DataBeans published a
The tests performed were ones that would show Delta in a better light with default configurations. It all seems just a little too convenient, meaning, it seems like it was more of a paid placement than an organic comparison, but I could be wrong (this article is not paid for, I did it on my own time and dime).
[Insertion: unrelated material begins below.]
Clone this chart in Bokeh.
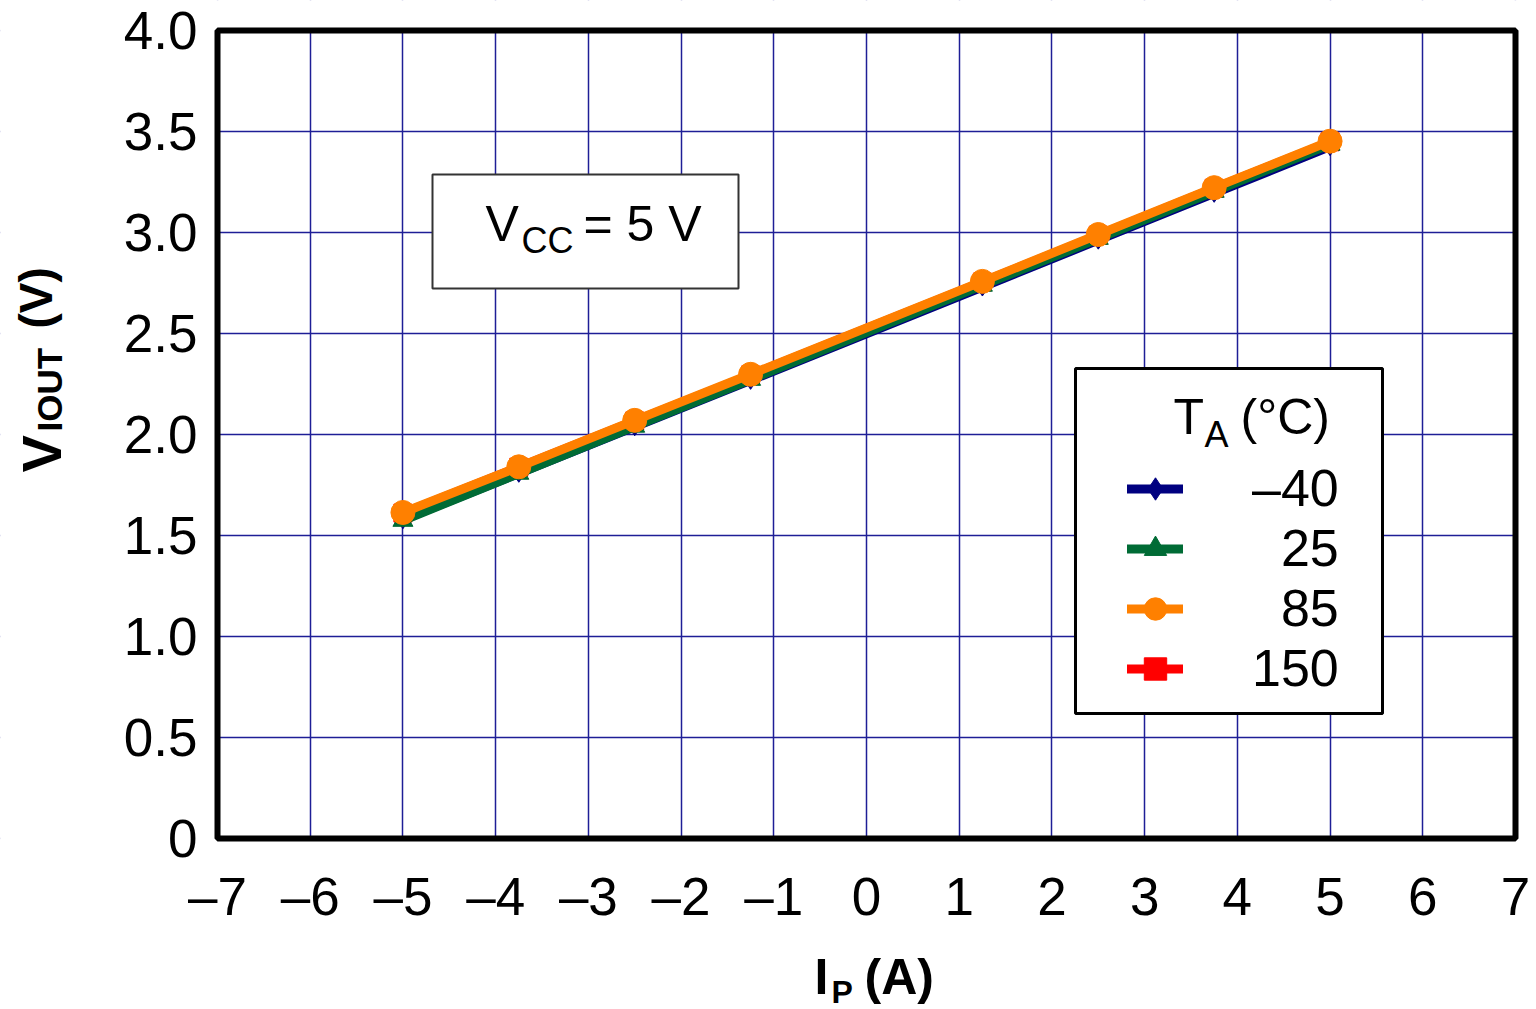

While Delta and Hudi have broad consumer adoption, the former because it is part of the Databricks product and the latter because of being first to market, I think Iceberg is likely going to be the eventual winner in this space based on the commercial support that I’m seeing, but you never know how the market can change from some unexpected innovation.
As to what is best for your environment, that’s going to be up to your specific needs, I’m simply talking about the tech adoption. The nice thing about open-source is that it isn’t company-dependent, so you can keep using that tech regardless of if the commercial company that sold you support continues to exist or not.